BRUNA MONACO | Cigni starnazzanti e vitali. Questo sembrano i danzatori dello Swan Lake della sudafricana Dada Masilo, che a meno di trent’anni è prima ballerina e coreografa di una versione del classico di Čajkowskij. La Masilo non è un volto nuovo per il Romaeuropa Festival: lo scorso anno danzava in Refuse the hour di William Kentridge, ha lavorato con coreografi come Gregory Maqoma, si è formata con Teresa De Keersmaeker.
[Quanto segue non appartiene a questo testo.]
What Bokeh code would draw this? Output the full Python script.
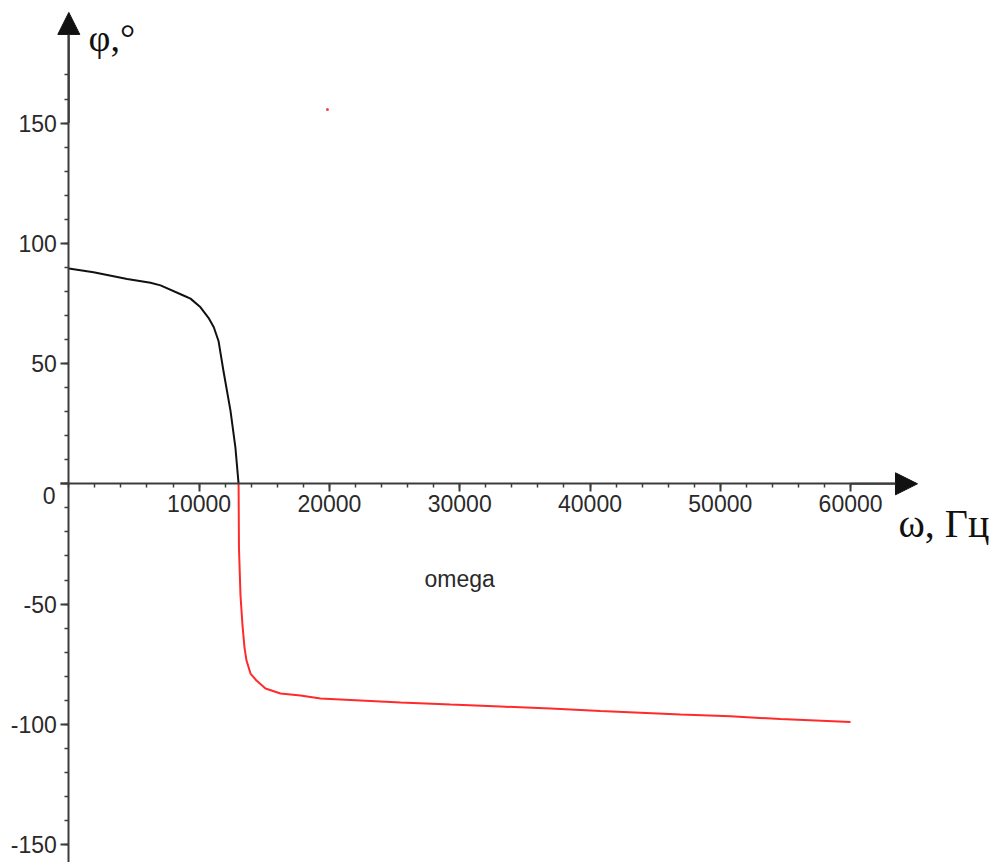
from bokeh.plotting import figure
from bokeh.models import Range1d, FixedTicker, Arrow, NormalHead
from bokeh.core.properties import value
from bokeh.embed import file_html
from bokeh.resources import INLINE

# Data
omega_black = [0, 1900, 4480, 6270, 7040, 8800, 9340, 10110, 10720, 11128,
               11490, 11870, 12410, 12790, 13030]
phi_black = [89.5, 88.0, 85.2, 83.6, 82.5, 78.3, 77.0, 73.4, 69.0, 65.1,
             59.4, 46.9, 30.3, 14.9, 0.0]
omega_red = [13030, 13060, 13177, 13331, 13484, 13638, 13945, 14405, 15096,
             16247, 17782, 19317, 20852, 23154, 25457, 29294, 33131, 36969,
             40806, 46946, 50783, 54620, 59992]
phi_red = [0.0, -26.9, -46.4, -58.9, -68.1, -73.5, -78.9, -81.8, -85.1,
           -87.2, -88.0, -89.3, -89.7, -90.3, -90.9, -91.8, -92.6, -93.4,
           -94.5, -95.9, -96.7, -97.8, -99.0]
stray_x = [19850]
stray_y = [155.6]

x_ticks = [10000, 20000, 30000, 40000, 50000, 60000]
x_minor = list(range(0, 60001, 2000))
y_ticks = [-150, -100, -50, 0, 50, 100, 150]
y_minor = list(range(-160, 171, 10))

LABEL_FONT = "Liberation Sans"
TITLE_FONT = "Liberation Serif"
AXIS_COLOR = "#3c3c3c"
TEXT_COLOR = "#2a2a2a"

p = figure(width=1000, height=862, output_backend="svg", toolbar_location=None,
           x_range=Range1d(-5242, 71504), y_range=Range1d(-157.46, 200.96),
           min_border=0, min_border_left=0, min_border_right=0,
           min_border_top=0, min_border_bottom=0)
p.outline_line_color = None
p.xgrid.visible = False
p.ygrid.visible = False
p.background_fill_color = "white"
p.border_fill_color = "white"

# axes through the origin
xa = p.xaxis[0]
ya = p.yaxis[0]
xa.fixed_location = 0
ya.fixed_location = 0
xa.ticker = FixedTicker(ticks=x_ticks, minor_ticks=x_minor)
ya.ticker = FixedTicker(ticks=y_ticks, minor_ticks=y_minor)
xa.major_label_overrides = {t: str(t) for t in x_ticks}
ya.major_label_overrides = {t: ("" if t == 0 else str(t)) for t in y_ticks}
xa.bounds = (-600, 64000)
ya.bounds = (-162, 190)
for ax in (xa, ya):
    ax.axis_line_color = AXIS_COLOR
    ax.axis_line_width = 2
    ax.major_tick_line_color = AXIS_COLOR
    ax.major_tick_line_width = 2
    ax.minor_tick_line_color = AXIS_COLOR
    ax.minor_tick_line_width = 1.5
    ax.major_tick_in = 0
    ax.major_tick_out = 8
    ax.minor_tick_in = 0
    ax.minor_tick_out = 4
    ax.major_label_text_font = LABEL_FONT
    ax.major_label_text_font_size = "23px"
    ax.major_label_text_color = TEXT_COLOR
xa.major_label_standoff = 3
ya.major_label_standoff = 4

# arrow heads
p.add_layout(Arrow(end=NormalHead(size=22, fill_color="#111111", line_color="#111111"),
                   x_start=0, y_start=150, x_end=0, y_end=196,
                   line_color=AXIS_COLOR, line_width=2))
p.add_layout(Arrow(end=NormalHead(size=22, fill_color="#111111", line_color="#111111"),
                   x_start=60000, y_start=0, x_end=65134, y_end=0,
                   line_color=AXIS_COLOR, line_width=2))

# curves
p.line(omega_black, phi_black, line_color="#111111", line_width=2)
p.line(omega_red, phi_red, line_color="#ff2a2a", line_width=2)
p.scatter(stray_x, stray_y, size=3, color="#ff4040", line_color=None)

# texts
p.text(x=[-1021], y=[-4.9], text=["0"], text_font=value(LABEL_FONT),
       text_font_size="23px", text_color=TEXT_COLOR, text_align="right",
       text_baseline="middle")
p.text(x=[30000], y=[-39.4], text=["omega"], text_font=value(LABEL_FONT),
       text_font_size="23px", text_color=TEXT_COLOR, text_align="center",
       text_baseline="middle")
p.text(x=[1512], y=[185.5], text=["φ,°"], text_font=value(TITLE_FONT),
       text_font_size="38px", text_color="#111111", text_align="left",
       text_baseline="alphabetic")
p.text(x=[63676], y=[-16.5], text=["ω, Гц"], text_font=value(TITLE_FONT),
       text_font_size="40px", text_color="#111111", text_align="left",
       text_baseline="alphabetic")

open("out.html", "w").write(file_html(p, INLINE))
Insomma un curriculum d’eccellenza in cui Swan Lake si inserisce come il fiore all’occhiello: non è il suo primo spettacolo da coreografa, ma il più famoso e apprezzato, ancora in tournée dal debutto nel 2010.
Un ricco tutù fa da piumaggio al sedere, e una cresta morbida e bianca completa il disegno di questi cigni, donne e uomini di colore che entrano in scena a passo cadenzato, sulle punte, in rigoroso stile classico. I movimenti sono affettatamente aggraziati, si avverte del disagio in quell’incedere, non c’è naturalezza né verità. Il motivo è presto svelato: arriva una banditrice e ci racconta il balletto classico dal punto di vista di chi “ignora tutto della danza”: le storie sono tutte uguali e di una piattezza sconfortante: nel mucchio di 32 ballerine fanno la loro apparizione 4 o 8 ballerini maschi che si esibiscono in virili grands jetés, ma solo il “top boy” ne farà di così virili da conquistare la “top girl”, chiaramente invidiata e odiata dalle altre 31. Sarà questa l’idea che anche Dada Masilo ha del balletto classico? La parodia è simpatica, diverte il pubblico, anche se è un po’ troppo facile. Per fortuna Swan Lake di Dada Masilo non vuole limitarsi a essere irridente, inizia la parte costruens dello spettacolo, in cui si affrontano, anche se spesso solo en passant, temi sociali, importanti. Temi in parte estranei al pubblico occidentale, come i matrimoni combinati e le stragi dell’AIDS che tormentano il Sudafrica. Altri più universali come l’omofobia: la famiglia dei nostri protagonisti, un maschio e una femmina, si sono accordati sul matrimonio dei figli. Ma il presunto sposo è gay, rifiuta la donna e viene additato da tutti.
Lo Swan Lake di Dada Masilo è quasi un luogo fisico, quello prescelto dalla coreografa per far incontrare due civiltà, sudafricana e occidentale. Civiltà distanti per moltissimi versi e per qualche tratto simili. Per raccontare all’Europa di sé e del suo Paese, la giovane Masilo ha voluto un terreno che fosse il meno neutro possibile, che da subito facesse risaltare le differenze. L’impressione di disagio dell’inizio, l’affettazione dei movimenti non erano solo in funzione del gioco parodico, ma anche gli indizi di un conflitto che stava per scoppiare. Dada Masilo e i suoi danzatori “non stanno nella pelle”, in tutti i sensi, da quello letterale a quelli allegorici. Perché, come sempre nel teatro, sono esseri umani nei panni di altri, di cigni. Perché quei corpi neri stridono in quei tutù “da bianchi”. Perché il ritmo e la vitalità africani esplodono infrangendo i movimenti armonici e flessuosi della danza classica. I palmi dei piedi schiacciano le punte a terra, attratti insieme ai bacini più dalla forza di gravità che dall’elevazione verso l’etereo. Tutto ciò forse non è messo bene a tema in questo Swan Lake in cui spesso predomina una gioiosa confusione che pare non portare a nulla, ma Dada Masilo è un’artista molto giovane, e ha ancora tanti spettacoli davanti a sé.